Side Hustle: I love film. I produced a short film [called “Kill the Day”] for a very talented friend. I like to play tennis. I’d like to be a yogi, but I can’t really find the time. I’m a new daddy now so everything changes.

Favorite Hangs: When I’m not traveling, my home away from home is Da Silvano. Besides Silvano, I’ve been a fan of Raoul’s for 20 years. When I did go out before [my wife] Michelle’s pregnancy, I’d go to Soho House, Rose Bar, and Waverly Inn. I know it sounds predictable. My favorite old school bar is Merc Bar. It will never close. John McDonald is the owner and a good friend.

Known Associates: I admire, respect, and am good friends with Mark Packer, the owner of Tao. I think he’s one of the best operators out there. Noah [Tepperberg] and Jason [Strauss] from Marquee are colleagues and great friends of mine. Also, Steve Hanson from B.R. Guest Restaurants. He owns about 17 restaurants in the city. He’s a friend who I can email or text, and I know within an hour he’ll text back. Also, my father (Keith Barish) was in the film business and produced 18 films. When I was 12 years old, I walked down the stairs, and there was Arnold Schwarzenegger. He and Dad did The Running Man together and became partners in Planet Hollywood. He did this great thing for my engagement party. He warned me, “First come the engagement ring, then the wedding ring, then suffe-ring.”
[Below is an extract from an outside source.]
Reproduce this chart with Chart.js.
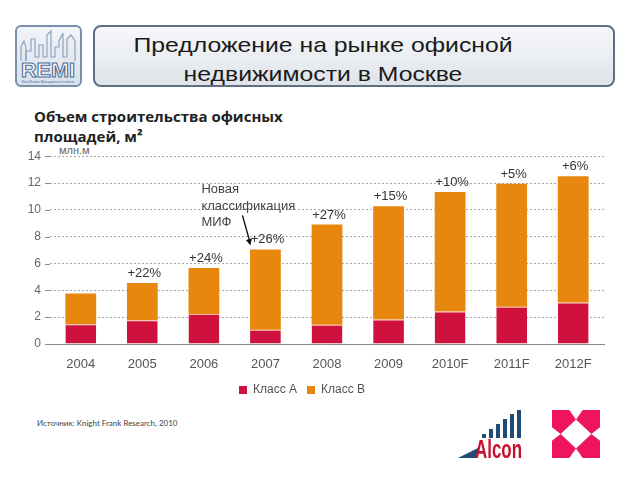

Industry Icons: Steve Hanson is someone I want to emulate. He works day and night. I’m naming friends, but they are also people in the industry. I’ve seen a younger generation do great stuff. For example, I’ve watched Jason Pomerantz from the Thompson Hotel do his hotel expansion and he does a very good job. Eric Goode and Sean MacPherson. I don’t know Sean, but I know Eric really well. Here’s an example of someone who started off in nightclubs, had success in restaurants, and now has the Bowery Hotel and the Maritime Hotel. His taste is unbelievable.

What are you doing tonight? I’m going home early from work and I’m testing out our stroller. My wife and I are taking baby Bea out and seeing if we can get our Yorkie to fit in the undercarriage so she doesn’t feel left out.